WRITTEN TASK —
Copy out each line containing "that" from the entries below.

RECORDS SHOWN —
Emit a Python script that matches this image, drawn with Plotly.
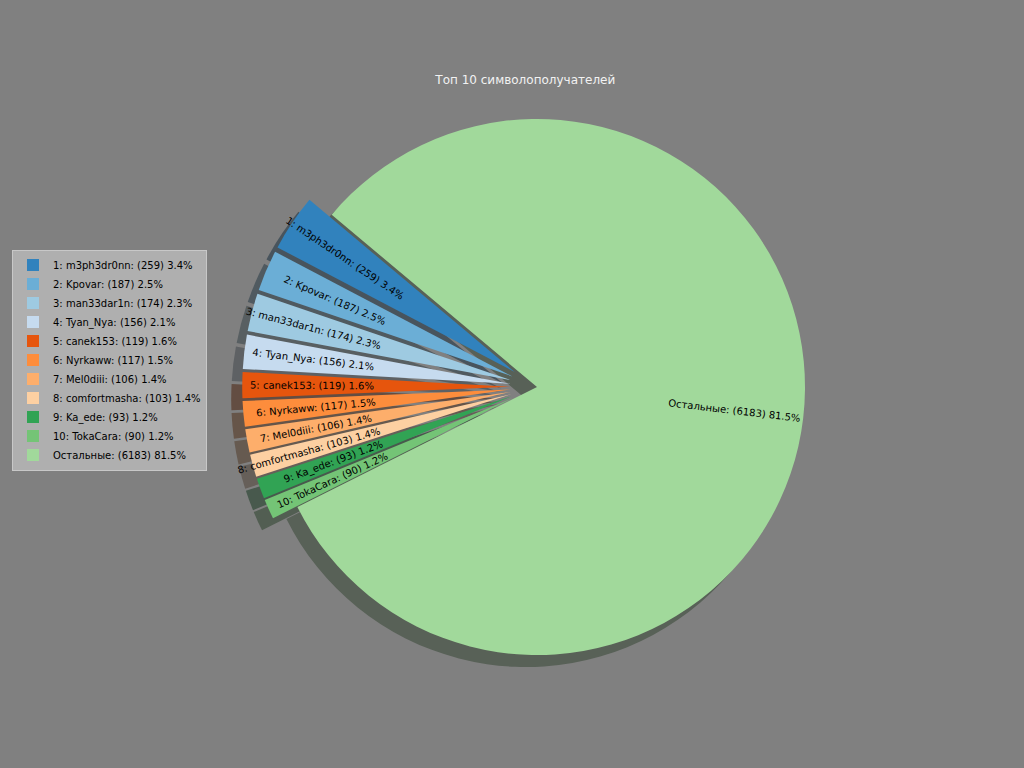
import math
import plotly.graph_objects as go

# топ получателей символов
names = ['m3ph3dr0nn', 'Kpovar', 'man33dar1n', 'Tyan_Nya', 'canek153',
         'Nyrkaww', 'Mel0diii', 'comfortmasha', 'Ka_ede', 'TokaCara']
counts = [259, 187, 174, 156, 119, 117, 106, 103, 93, 90]
others = 6183

colors = ['#3182bd', '#6baed6', '#9ecae1', '#c6dbef', '#e6550d', '#fd8d3c',
          '#fdae6b', '#fdd0a2', '#31a354', '#74c476', '#a1d99b']

values = counts + [others]
total = sum(values)
labels = [f'{i + 1}: {n}: ({c}) {c / total * 100:.1f}%' for i, (n, c) in enumerate(zip(names, counts))]
labels.append(f'Остальные: ({others}) {others / total * 100:.1f}%')
pull = [0.1] * len(counts) + [0]

start_angle = 140  # как startangle в matplotlib, против часовой
label_dist = 0.5   # внутренний край подписи, доля радиуса


def shade(hx):
    # тень как в matplotlib: цвет * 0.3, alpha 0.5
    r, g, b = (int(hx[k:k + 2], 16) for k in (1, 3, 5))
    return f'rgba({r * 0.3:.0f},{g * 0.3:.0f},{b * 0.3:.0f},0.5)'


W, H = 1024, 768
cx, cy, rad = 537, 387, 268
half = rad * (1 + max(pull))
dom_x = [(cx - half) / W, (cx + half) / W]
dom_y = [(H - cy - half) / H, (H - cy + half) / H]
sx, sy = -11 / W, -12 / H

# plotly при counterclockwise начинает первый сектор с rotation + его угол
rot = (90 - start_angle) - 360 * values[0] / total

fig = go.Figure()
fig.add_trace(go.Pie(
    labels=[f's{i}' for i in range(len(values))], values=values, sort=False,
    direction='counterclockwise', rotation=rot, pull=pull,
    marker=dict(colors=[shade(c) for c in colors], line=dict(width=0)),
    textinfo='none', hoverinfo='skip', showlegend=False,
    domain=dict(x=[dom_x[0] + sx, dom_x[1] + sx], y=[dom_y[0] + sy, dom_y[1] + sy]),
))
fig.add_trace(go.Pie(
    labels=labels, values=values, sort=False,
    direction='counterclockwise', rotation=rot, pull=pull,
    marker=dict(colors=colors, line=dict(width=0)),
    textinfo='none', hoverinfo='label',
    domain=dict(x=dom_x, y=dom_y),
))

# подписи секторов, повернутые по радиусу (как rotatelabels)
cum = 0
for lab, v, p in zip(labels, values, pull):
    theta = start_angle + 360 * (cum + v / 2) / total
    cum += v
    t = math.radians(theta)
    text_w = len(lab) * 5.6
    dist = (p + label_dist) * rad + text_w / 2
    px_ = cx + dist * math.cos(t)
    py_ = cy - dist * math.sin(t)
    a = theta % 360
    r_ccw = a - 180 if 90 < a < 270 else (a - 360 if a >= 270 else a)
    fig.add_annotation(x=px_ / W, y=1 - py_ / H, xref='paper', yref='paper',
                       text=lab, showarrow=False, textangle=-r_ccw,
                       xanchor='center', yanchor='middle',
                       font=dict(color='black', size=10, family='DejaVu Sans'))

fig.update_layout(
    width=W, height=H,
    margin=dict(l=0, r=0, t=0, b=0),
    paper_bgcolor='#808080', plot_bgcolor='#808080',
    title=dict(text='Топ 10 символополучателей', x=0.513, y=1 - 80 / H,
               xanchor='center', yanchor='middle',
               font=dict(color='#f2f2f2', size=12, family='DejaVu Sans')),
    legend=dict(x=12 / W, y=1 - 360 / H, xanchor='left', yanchor='middle',
                bgcolor='#afafaf', bordercolor='#c8c8c8', borderwidth=1,
                font=dict(color='black', size=10, family='DejaVu Sans'),
                tracegroupgap=0),
)

fig.write_html('out.html', config={'displayModeBar': False},
               post_script="document.body.style.margin='0px';")
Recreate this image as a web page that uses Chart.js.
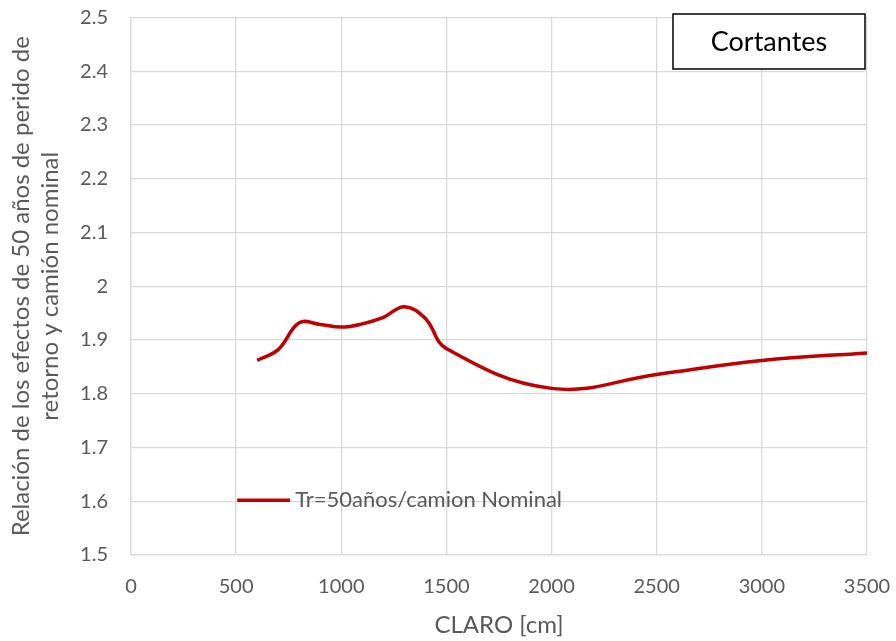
<!DOCTYPE html>
<html>
<head>
<meta charset="utf-8">
<script src="https://cdn.jsdelivr.net/npm/chart.js@4/dist/chart.umd.min.js"></script>
<style>
  html, body { margin: 0; padding: 0; background: #fff; }
  #chart { display: block; }
</style>
</head>
<body>
<canvas id="chart" width="896" height="641"></canvas>
<script>
// claro [cm] vs relacion of effects
const claro = [600, 700, 800, 900, 1000, 1100, 1200, 1300, 1400, 1500, 2000, 2500, 3000, 3500];
const relacion = [1.862, 1.882, 1.932, 1.929, 1.924, 1.930, 1.942, 1.962, 1.940, 1.884, 1.810, 1.836, 1.862, 1.876];
const serieLabel = "Tr=50años/camion Nominal";
const cuadroTexto = "Cortantes";
const tituloX = "CLARO [cm]";
const tituloY = ["Relación de los efectos de 50 años de perido de", "retorno y camión nominal"];

const gris = "#595959";
const rojo = "#c00000";
const fuente = "Lato";

const puntos = claro.map((c, i) => ({ x: c, y: relacion[i] }));

// legend inside plot + "Cortantes" box
const extras = {
  id: "extras",
  afterDraw(chart) {
    const ctx = chart.ctx;
    const xs = chart.scales.x, ys = chart.scales.y;
    ctx.save();
    // legend
    const ly = ys.getPixelForValue(1.6) - 1;
    const lx = xs.getPixelForValue(500) + 1;
    ctx.strokeStyle = rojo;
    ctx.lineWidth = 3.5;
    ctx.beginPath();
    ctx.moveTo(lx, ly);
    ctx.lineTo(lx + 53, ly);
    ctx.stroke();
    ctx.fillStyle = gris;
    ctx.font = "22px " + fuente;
    ctx.textBaseline = "middle";
    ctx.textAlign = "left";
    ctx.fillText(serieLabel, lx + 58, ly);

    // box
    const bx = 673, by = 14, bw = 192, bh = 55;
    ctx.fillStyle = "#fff";
    ctx.fillRect(bx, by, bw, bh);
    ctx.strokeStyle = "#000";
    ctx.lineWidth = 1.5;
    ctx.strokeRect(bx, by, bw, bh);
    ctx.fillStyle = "#000";
    ctx.font = "27px " + fuente;
    ctx.textAlign = "center";
    ctx.fillText(cuadroTexto, bx + bw / 2, by + bh / 2 + 1);
    ctx.restore();
  }
};

new Chart(document.getElementById("chart"), {
  type: "line",
  data: {
    datasets: [
      {
        label: serieLabel,
        data: puntos,
        borderColor: rojo,
        borderWidth: 3.5,
        pointRadius: 0,
        tension: 0.4,
        fill: false,
      },
    ],
  },
  options: {
    responsive: false,
    animation: false,
    layout: { padding: { top: 17.5, right: 29, left: 0, bottom: 0 } },
    plugins: {
      legend: { display: false },
      tooltip: { enabled: false },
    },
    scales: {
      x: {
        type: "linear",
        min: 0,
        max: 3500,
        afterFit: (s) => { s.height = 86; s.paddingLeft = 0; s.paddingRight = 0; },
        ticks: {
          stepSize: 500,
          color: gris,
          font: { family: fuente, size: 20 },
          padding: 20,
          maxRotation: 0,
          callback: (v) => v.toString(),
        },
        grid: { color: "#d9d9d9", lineWidth: 1.3, drawTicks: false },
        border: { color: "#d9d9d9", width: 1.3 },
        title: { display: true, text: tituloX, color: gris, font: { family: fuente, size: 24 }, padding: { top: 0, bottom: 1 } },
      },
      y: {
        min: 1.5,
        max: 2.5,
        afterFit: (s) => { s.width = 131; s.paddingTop = 0; s.paddingBottom = 0; },
        ticks: {
          stepSize: 0.1,
          color: gris,
          font: { family: fuente, size: 20 },
          padding: 23,
          callback: (v) => (Math.round(v * 10) / 10).toString(),
        },
        grid: { color: "#d9d9d9", lineWidth: 1.3, drawTicks: false },
        border: { color: "#d9d9d9", width: 1.3 },
        title: { display: true, text: tituloY, color: gris, font: { family: fuente, size: 24, lineHeight: 1.2 }, padding: { top: 6.6, bottom: 0 } },
      },
    },
  },
  plugins: [extras],
});
</script>
</body>
</html>
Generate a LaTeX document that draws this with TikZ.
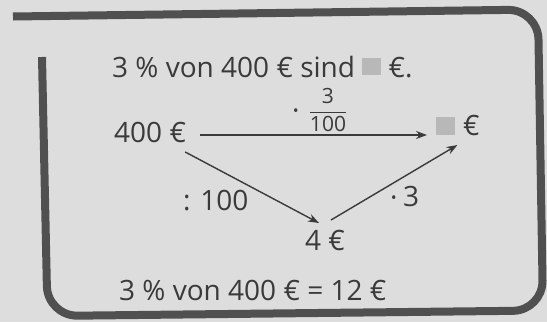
\documentclass[tikz,border=0pt]{standalone}
\usepackage{fontspec}
\setmainfont{Open Sans}
\usetikzlibrary{arrows.meta}
\definecolor{bg}{HTML}{DDDDDD}
\definecolor{framec}{HTML}{505050}
\definecolor{ink}{HTML}{3A3A3A}
\definecolor{sqc}{HTML}{B8B8B8}
\begin{document}
\begin{tikzpicture}[x=1pt,y=-1pt,
  txt/.style={inner sep=0pt, text=ink, font=\fontsize{28}{30}\selectfont},
  arr/.style={draw=ink, line width=1.4pt, -{Stealth[length=11pt,width=8pt]}},
  frameline/.style={draw=framec, line width=8pt, rounded corners=30pt},
  square/.style={fill=sqc, minimum width=19pt, minimum height=18pt, inner sep=0pt}]
\fill[bg] (0,0) rectangle (547,322);
\useasboundingbox (0,0) rectangle (547,322);
\draw[frameline] (13,16.5) -- (538,9.5) -- (543,310.5) -- (47.5,316) -- (42,57);
% texts
\node[txt, anchor=base west] (t1) at (112,77) {3 \% von 400 € sind \textcolor{sqc}{\raisebox{2pt}{\rule{19pt}{17pt}}} €.};
\node[txt, anchor=base west] (a) at (114,142) {400 €};
\node[square, anchor=south west] (b) at (436,135) {};
\node[txt, anchor=base west] (be) at (463,135) {€};
\node[txt, anchor=base west] (c) at (305,250) {4 €};
\node[txt, anchor=base west] (t2) at (119,300) {3 \% von 400 € = 12 €};
% labels
\node[txt, anchor=base west] (l1d) at (292,120) {·};
\node[inner sep=0pt, text=ink, anchor=center] (l1f) at (328,110) {\fontsize{21}{22}\selectfont$\displaystyle\frac{\mbox{3}}{\mbox{100}}$};
\node[txt, anchor=base west] (l2) at (183,210) {: 100};
\node[txt, anchor=base west] (l3d) at (390,207) {·};
\node[txt, anchor=base west] (l3) at (403,206) {3};
% arrows
\draw[arr] ([xshift=14pt,yshift=7pt]a.base east) -- ([xshift=-9pt]b.south west);
\draw[arr] ([xshift=-1pt,yshift=-10pt]a.base east) -- ([xshift=14pt,yshift=27pt]c.base west);
\draw[arr] ([xshift=26pt,yshift=30pt]c.base west) -- ([xshift=2pt,yshift=-10pt]b.south east);
\end{tikzpicture}
\end{document}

EXERCISE RESPONSE —
Emit a Python script that matches this image, drawn with Plotly.
Recreate this image as a web page that uses Chart.js.
Generate a LaTeX document that draws this with TikZ.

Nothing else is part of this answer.